SPECIAL THANKS. I would like to thank Paul Watson for his sponsorship of several lead figure collections on this blog. Having decided to clear his spare/surplus figures, he generously forwarded them on with no other requirement than they deserved to be restored. I would also like to mention George S. Mills, who kindly furnished a quantity of metal and plastic figures which allowed me to complete another five or six military units, serving in several collections.

Thursday, 28 October 2021


Having painted up some Airfix WW2 Japanese I realised the need to have something more powerful than just machine guns and knee mortars, which come with these figures. Decided to construct a type 92 battalion gun out of plastic bits and metal spares, and to convert a suitable crew.

I also had a fair number of extra machine gunners and converted two of these into anti-tank rifles. I will add a supporting figure to each later to form a independent military unit of four.

Next step is to construct a more powerful mortar and crew, but might try my hand at constructing a tankette.

MORE BASING Decided to spend some time basing some of those figures recently completed. A bit of time spent on bases is always worthwhile and can improve modest castings into attractive gaming pieces.


Sunday, 24 October 2021

EMPIRE LABOUR SERVICE (Reichsarbeitsdienst WW2)

The Reichsarbeitsdienst (RAD) was formed in Germany in 1935, by 1939 it could muster 350,000 workers. Although not an army formation it nevertheless contributed to the German war effort, and right up until the end of the war contingents were assisting in constructing defensive positions, while some were also issued small arms. Decided to augment my German force with a small unit, converted from Airfix Mountain Troops. Although the RAD also used the standard mountain cap, I wanted mine to have something distinctly theirs. While some RAD units used overalls while on military service I couldn't resist keeping their formal post1938 uniform. For war-game purposes they will count as a reservist/militia formation. No confusing this unit on the gaming table!


Post 1938 tunic replaced the turn back lapel.

Thursday, 14 October 2021


Decided to have a bit of fun converting some odd Chinese plastic toy soldiers, adding a spare W.Britains artillery piece, and a Lone Star WW1 machine gunner to form a small force of Dutch military c.1939.

When the Germans invaded Holland in 1940 the Dutch didn't really have much hope of winning, their 280,000 combatants were to take on 750,000 Germans. It should also be noted, their army had much of the characteristics of something out of WW1 due to a lack of investment and a belief they could remain neutral. However, despite poor deployments, their anti-aircraft units were quite effective and their marine forces put up a stiff resistance in Rotterdam before their national capitulation.

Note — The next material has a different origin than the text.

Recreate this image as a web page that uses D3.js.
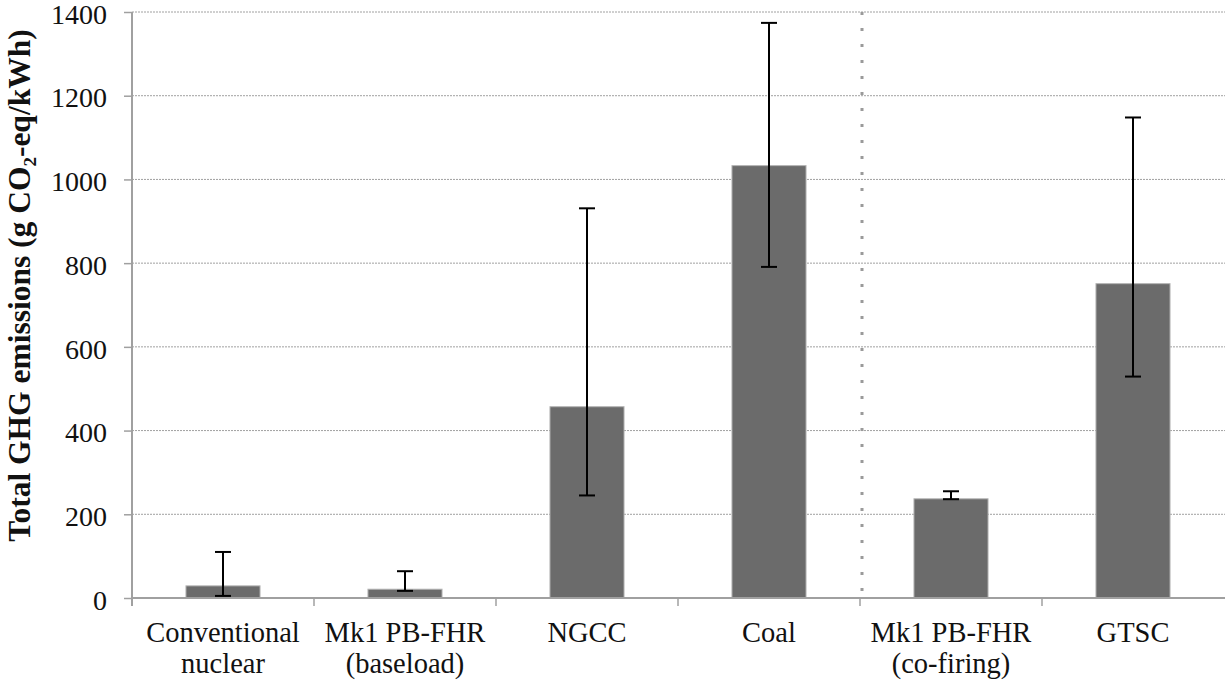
<!DOCTYPE html>
<html>
<head>
<meta charset="utf-8">
<script src="https://cdn.jsdelivr.net/npm/d3@7"></script>
<style>
  html, body { margin: 0; padding: 0; background: #fff; }
  svg { display: block; font-family: "Liberation Serif", "DejaVu Serif", serif; }
</style>
</head>
<body>
<svg id="chart" width="1225" height="683"></svg>
<script>
// Life-cycle GHG emissions by generation technology
const categories = [
  ["Conventional", "nuclear"],
  ["Mk1 PB-FHR", "(baseload)"],
  ["NGCC"],
  ["Coal"],
  ["Mk1 PB-FHR", "(co-firing)"],
  ["GTSC"]
];
const emissions = [29, 21, 457, 1033, 237, 751];   // central estimate
const rangeLow  = [5, 17, 245, 791, 236, 529];     // error bar bottom
const rangeHigh = [110, 64, 931, 1374, 255, 1148]; // error bar top
const yTicks = [0, 200, 400, 600, 800, 1000, 1200, 1400];
const yTitle = "Total GHG emissions (g CO₂-eq/kWh)";

const serif = "Liberation Serif, DejaVu Serif, serif";
const svg = d3.select("#chart");
const plotLeft = 132, plotRight = 1224, plotTop = 12, plotBottom = 598;
const ids = categories.map((c, i) => i);

const x = d3.scaleBand().domain(ids).range([plotLeft, plotRight])
  .paddingInner(0.593).paddingOuter(0.2965);
const y = d3.scaleLinear().domain([0, 1400]).range([plotBottom, plotTop]);
const step = x.step();
const gap = (step - x.bandwidth()) / 2;

// horizontal dotted gridlines
svg.append("g").selectAll("line").data(yTicks.filter(t => t > 0)).join("line")
  .attr("x1", plotLeft).attr("x2", plotRight + 1)
  .attr("y1", d => y(d)).attr("y2", d => y(d))
  .attr("stroke", "#a0a0a0").attr("stroke-width", 1)
  .attr("stroke-dasharray", "2,1");

// separator between baseload and co-firing groups
const sepX = x(4) - gap + 2;
svg.append("line")
  .attr("x1", sepX).attr("x2", sepX)
  .attr("y1", y(1400)).attr("y2", y(0))
  .attr("stroke", "#9a9a9a").attr("stroke-width", 3)
  .attr("stroke-dasharray", "3,13");

// bars
svg.append("g").selectAll("rect").data(ids).join("rect")
  .attr("x", i => x(i)).attr("width", x.bandwidth())
  .attr("y", i => y(emissions[i])).attr("height", i => y(0) - y(emissions[i]))
  .attr("fill", "#6b6b6b").attr("stroke", "#b4b4b4").attr("stroke-width", 1);

// error bars
const eb = svg.append("g").attr("stroke", "#000").attr("stroke-width", 2);
ids.forEach(i => {
  const cx = x(i) + x.bandwidth() / 2;
  eb.append("line").attr("x1", cx).attr("x2", cx)
    .attr("y1", y(rangeLow[i])).attr("y2", y(rangeHigh[i]));
  [rangeLow[i], rangeHigh[i]].forEach(v => {
    eb.append("line").attr("x1", cx - 8).attr("x2", cx + 8)
      .attr("y1", y(v)).attr("y2", y(v));
  });
});

// y axis
const yAxis = d3.axisLeft(y).tickValues(yTicks).tickSize(8).tickPadding(17)
  .tickFormat(d3.format("d"));
const gy = svg.append("g").attr("transform", `translate(${plotLeft},0)`).call(yAxis);
gy.attr("font-family", serif);
gy.select(".domain").attr("stroke", "#a0a0a0").attr("stroke-width", 2)
  .attr("d", `M0,${plotTop}V${plotBottom + 8}`);
gy.selectAll(".tick line").attr("stroke", "#a0a0a0").attr("stroke-width", 1.5);
gy.selectAll(".tick text").attr("font-size", 28).attr("fill", "#111")
  .attr("font-family", serif).attr("dy", "0.4em");

// x axis
const boundaries = ids.slice(1).map(i => x(i) - gap);
svg.append("line").attr("x1", plotLeft).attr("x2", plotRight + 1)
  .attr("y1", plotBottom).attr("y2", plotBottom)
  .attr("stroke", "#a0a0a0").attr("stroke-width", 2);
svg.append("g").selectAll("line").data(boundaries).join("line")
  .attr("x1", d => d).attr("x2", d => d)
  .attr("y1", plotBottom).attr("y2", plotBottom + 8)
  .attr("stroke", "#a0a0a0").attr("stroke-width", 1.5);

// category labels
const lab = svg.append("g").attr("font-size", 28.5).attr("fill", "#111")
  .attr("font-family", serif).attr("text-anchor", "middle");
ids.forEach(i => {
  const cx = x(i) + x.bandwidth() / 2;
  const t = lab.append("text").attr("x", cx).attr("y", 642);
  categories[i].forEach((line, k) => {
    t.append("tspan").attr("x", cx).attr("dy", k === 0 ? 0 : 31).text(line);
  });
});

// y axis title
svg.append("text")
  .attr("transform", `translate(30,${(28 + 543) / 2}) rotate(-90)`)
  .attr("text-anchor", "middle").attr("font-weight", "bold")
  .attr("font-family", serif)
  .attr("font-size", 31.5).attr("fill", "#111")
  .text(yTitle);
</script>
</body>
</html>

I've been able to raise an infantry battalion of twelve figures, and converted others with metal home-cast heads into some support units. I still have a mortar crew to complete, and some officers. Might like to raise a unit of Black Devils or Dutch Marines too, in blue uniforms.

The basic uniform colour for the Dutch is a nondescript grey-green, lighter than German field-grey, and prone to look distinct according to the light. This is only a fun project, and in any games the Dutch will be defending and outnumbered three to one.


Blanket-rolls, haversacks and water pouches are added.

This gun, kindly donated by Paul Watson, looks close to the old-style artillery still in use by the Dutch.
The throwing grenade/running figures were given new heads and now serve as artillery crew.

All the above figures will be given larger, textured bases.

For more on the Dutch visit the following site www.waroverholland.nl

Monday, 11 October 2021


Picked up a couple of auctions on Ebay. The first was a batch of Airfix German Mountain Troops. My plan is to form a 12-figure regiment for the wargames table while converting the remainder into artillery crew. I might also draft a few into my Zubrowka army, which was previously recruited from these figures.

The second batch are Airfix Japanese. They really are nicely designed, and a pleasure to paint. Only problem, it will be a real issue converting any of them into artillery crews. I can see why most collectors/wargamers utilise 1/35 scale for their support weaponry. The cost for all these figures, including delivery, was £15.90. Perhaps thats a bit high but I'm pleased with the gains.

Finally, have mentioned to Brad, I'm hoping to use some plastic Chinese-made copies for an unusual project. On Saturday, at my local market, I was able to pick up some 'strange' moulded toy soldiers for just £2. Its their odd-shaped German helmets which have opened up this idea. Have already associated them with a German artillery piece and an old lead machine-gunner.